> [Data extract]
__________

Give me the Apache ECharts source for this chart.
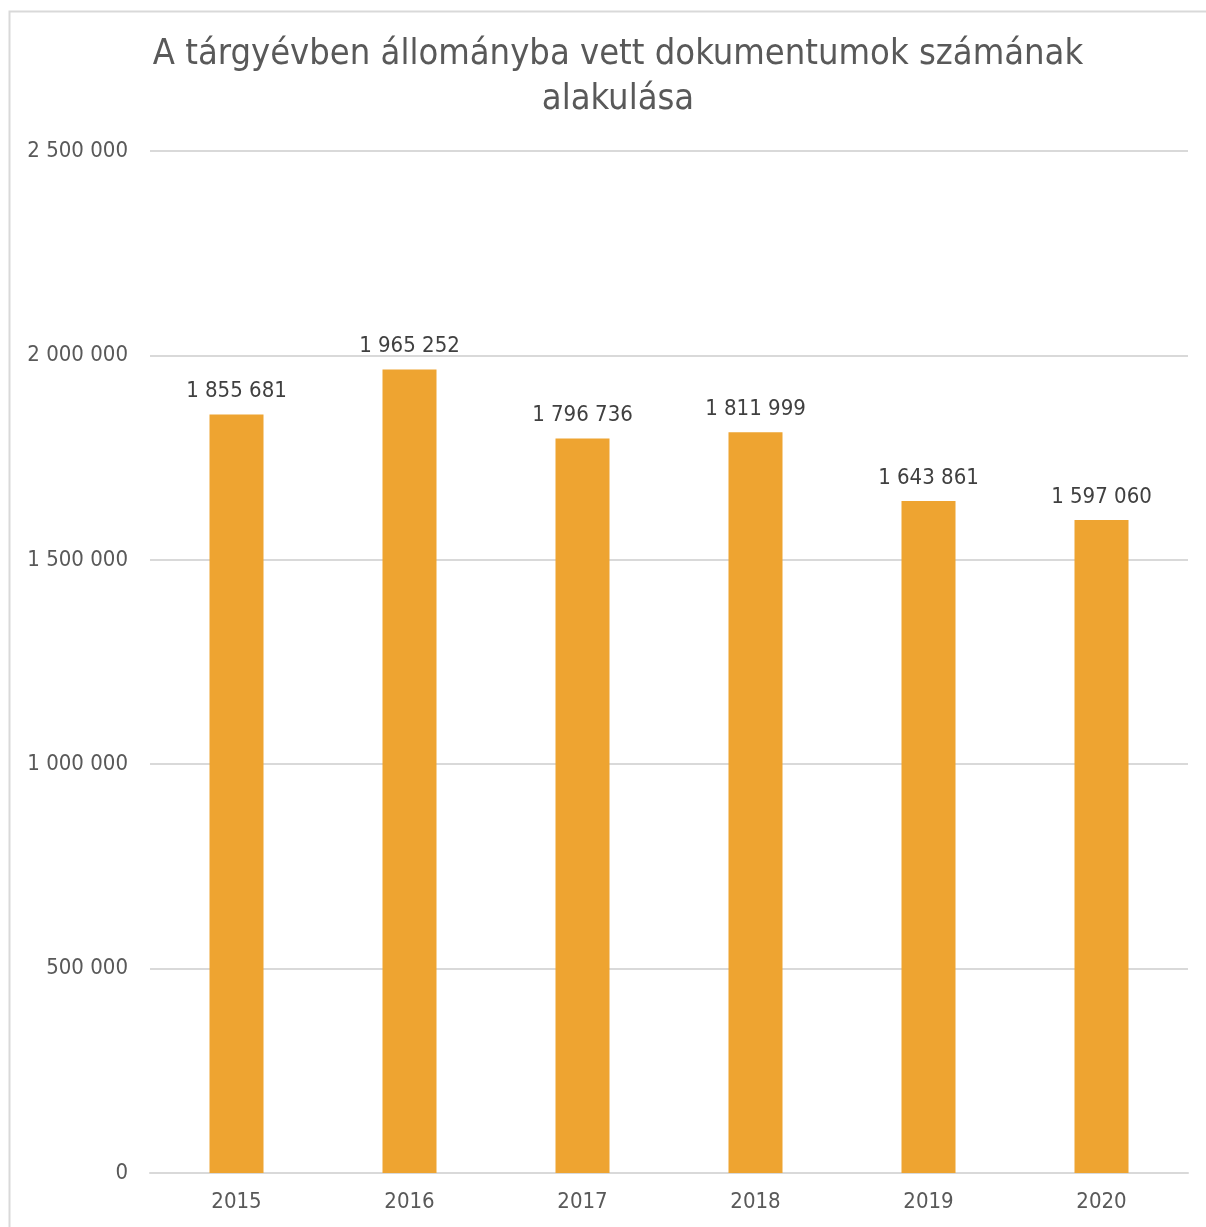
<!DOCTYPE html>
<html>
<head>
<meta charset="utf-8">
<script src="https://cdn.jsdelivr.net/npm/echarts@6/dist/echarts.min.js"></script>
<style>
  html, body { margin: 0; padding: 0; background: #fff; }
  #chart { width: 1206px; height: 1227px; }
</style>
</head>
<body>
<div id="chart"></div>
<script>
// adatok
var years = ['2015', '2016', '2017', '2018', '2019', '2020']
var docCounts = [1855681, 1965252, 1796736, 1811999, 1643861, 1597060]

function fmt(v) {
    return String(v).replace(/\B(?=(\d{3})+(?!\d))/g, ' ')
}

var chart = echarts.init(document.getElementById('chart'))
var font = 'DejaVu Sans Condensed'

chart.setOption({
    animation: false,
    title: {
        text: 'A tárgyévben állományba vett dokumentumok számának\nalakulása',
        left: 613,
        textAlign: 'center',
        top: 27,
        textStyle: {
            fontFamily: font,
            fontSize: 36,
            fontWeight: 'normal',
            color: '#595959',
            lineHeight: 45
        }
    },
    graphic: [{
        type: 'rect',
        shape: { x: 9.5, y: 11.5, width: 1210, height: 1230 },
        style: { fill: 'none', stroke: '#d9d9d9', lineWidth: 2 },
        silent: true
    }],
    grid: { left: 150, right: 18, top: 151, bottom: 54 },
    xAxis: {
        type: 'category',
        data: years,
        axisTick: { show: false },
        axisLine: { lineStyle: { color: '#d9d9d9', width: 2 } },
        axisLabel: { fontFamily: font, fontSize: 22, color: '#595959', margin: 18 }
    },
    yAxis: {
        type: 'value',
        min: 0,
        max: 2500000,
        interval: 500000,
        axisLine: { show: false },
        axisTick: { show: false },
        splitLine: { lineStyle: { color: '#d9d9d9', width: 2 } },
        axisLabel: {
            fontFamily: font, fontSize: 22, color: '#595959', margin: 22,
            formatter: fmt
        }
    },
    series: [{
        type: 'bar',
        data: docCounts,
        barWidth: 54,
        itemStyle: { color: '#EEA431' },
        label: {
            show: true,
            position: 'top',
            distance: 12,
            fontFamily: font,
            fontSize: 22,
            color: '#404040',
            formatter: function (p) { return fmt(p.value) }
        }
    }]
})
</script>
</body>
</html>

__________

The lines from the top of the data above through the one holding "var font = 'DejaVu Sans Condensed'" are to be repeated exactly, and only those, with no pictures.

Give me the Apache ECharts source for this chart.
<!DOCTYPE html>
<html>
<head>
<meta charset="utf-8">
<script src="https://cdn.jsdelivr.net/npm/echarts@6/dist/echarts.min.js"></script>
<style>
  html, body { margin: 0; padding: 0; background: #fff; }
  #chart { width: 1206px; height: 1227px; }
</style>
</head>
<body>
<div id="chart"></div>
<script>
// adatok
var years = ['2015', '2016', '2017', '2018', '2019', '2020']
var docCounts = [1855681, 1965252, 1796736, 1811999, 1643861, 1597060]

function fmt(v) {
    return String(v).replace(/\B(?=(\d{3})+(?!\d))/g, ' ')
}

var chart = echarts.init(document.getElementById('chart'))
var font = 'DejaVu Sans Condensed'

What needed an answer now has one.